What are we objectivists missing?


I have been following (with much amusement) various threads about cables and tweaks where some claim "game changing improvements" and other claim "no difference".  My take is that if you can hear a difference, there must be some difference.  If a device or cable or whatever measures exactly the same it should sound exactly the same.  So what are your opinions on what those differences might be and what are we NOT measuring that would define those differences?

jtucker

Being an Audiophile is primarily about 2 things, your equipment and how it sounds. Each person is unique, what you hear is determined by your ears and your brain, what you enjoy is determined by your preferences and experience. I have frequently sat in a colleagues room or store demonstration room and listened whilst someone told me how great it sounded, but to me it sounded awful.  Long experience trying to like Klipsch or Cyrus electronics comes to mind (separate story told here more than once). I cannot say Klipsch speakers sound terrible, but I can say they do to me. You can measure them until the cows come home, they will still sound terrible to me. This pastime is all about finding an illusion,( the Beatles or Bach are not playing music in your lounge room tonight), that you like. Someone telling you that  a different illusion sounds better or measures better is completely pointless. Trying to be completely objective about something that is essentially subjective is not scientific.

@jtucker

"We don’t know what we don’t know"

Exactly. Our hearing acuity is much more complex than current science can define.

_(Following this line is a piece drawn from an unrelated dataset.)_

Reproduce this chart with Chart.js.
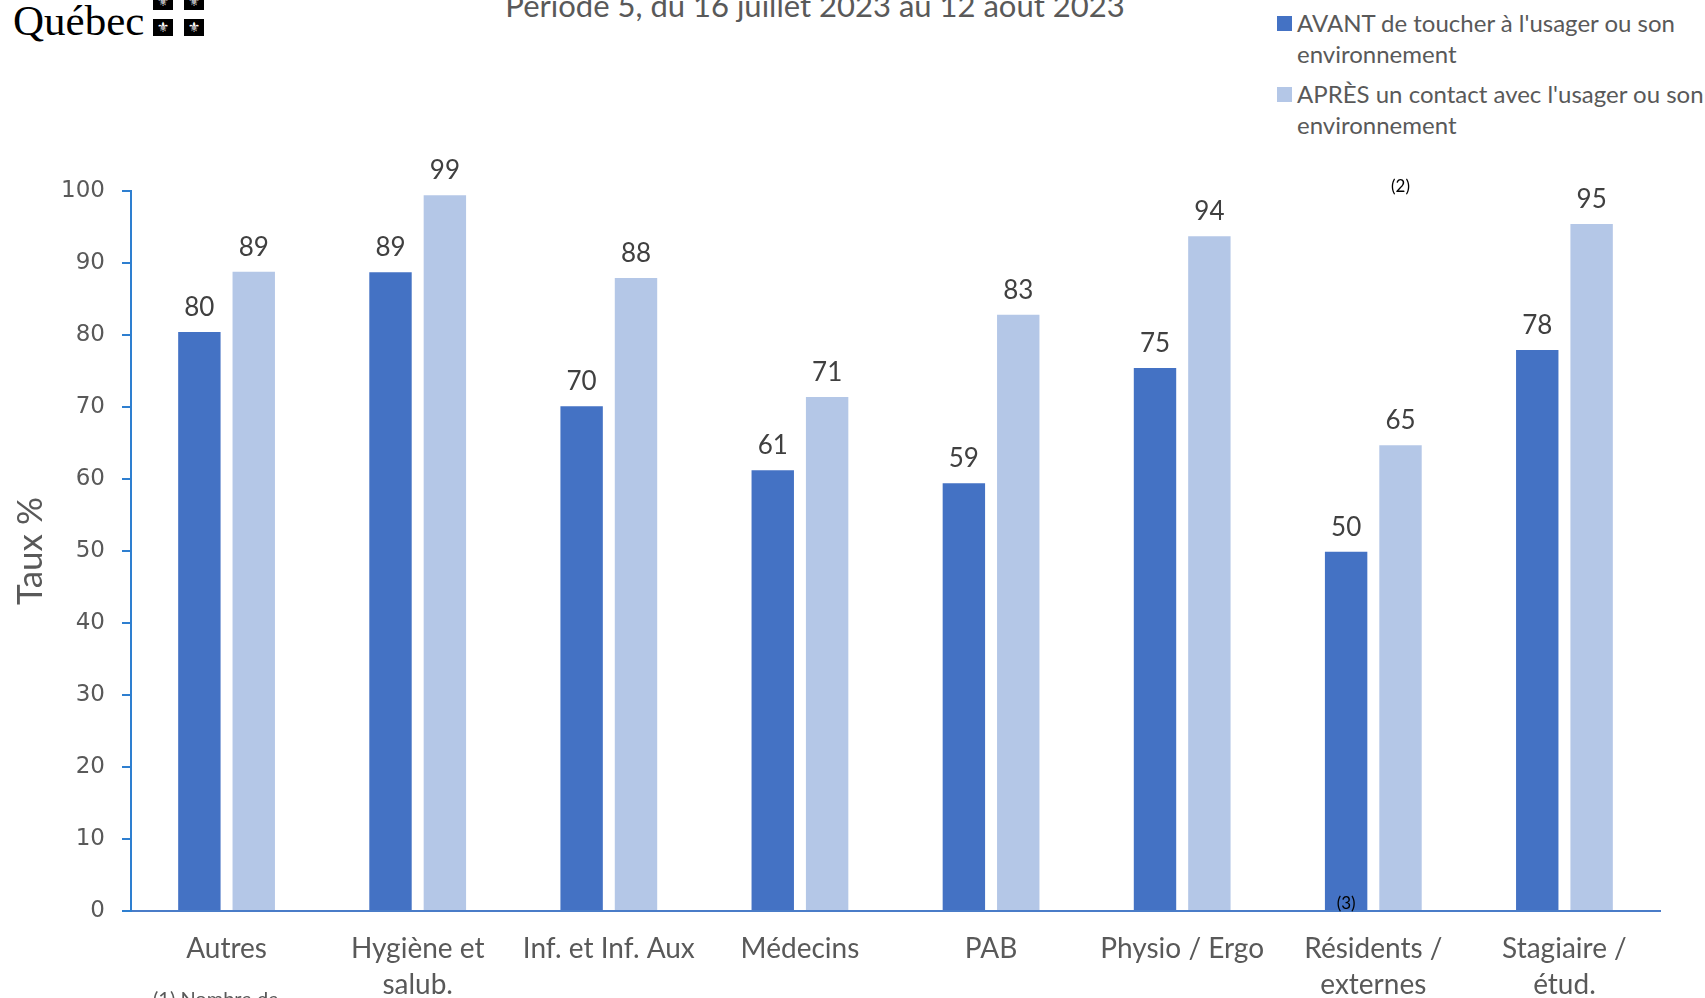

Not just cables but components as well. Great measurements can only get you so far, then the rest is an art of trying different things to improve the sonics. If we can measure what good sonics sound like, we’d have fatter bank accounts.

+1 @henry53  for:

"Trying to be completely objective about something that is essentially subjective is not scientific."

 

"What are we objectivists missing?"

Plenty, including some of the most important parts.

 

"I figure subjectivists are like religious people and objectivists are the scientists. There is no proof that a new cable, silver fuse, etc improves the sound, but they believe it does As @djones51 said, until you take vision out of any audio testing, there's going to be bias."

mrskeptic, you are assuming objectivists are scientists.  Bad assumption.  Both are subjectivists.  What is subjective about science?  Too much blind faith in current knowledge.  In audio, that is that the equations are good enough to measure everything, and if it can be measured by current knowledge, then it cannot exist.

Real world, unrelated example that I've brought up before.  Kepler's laws of planetary motion could predict the motion of all the planets--except Mercury.  Why?  The mass of the Sun is so great in comparison to mercury that you need to make relativistic corrections (ie Einstein's general relativity theory) to get accurate predictions for mercury.  Newton's theories work fine for the other planets, and Kepler used Newton's work to predict planetary motion of most planets.

The point?  Blind faith in science is a form of religion.  If Newton's equations (via Kepler in this case) can be limited to specific parameters, then show me the person smarter than Newton that has all the answers.

If anyone thinks that science is some objective monolith without emotional decision making, then they are showing the same blind faith that people today think is reserved for religion.

You can hear things that the physics of sound does not model.  And with current knowledge, cannot model.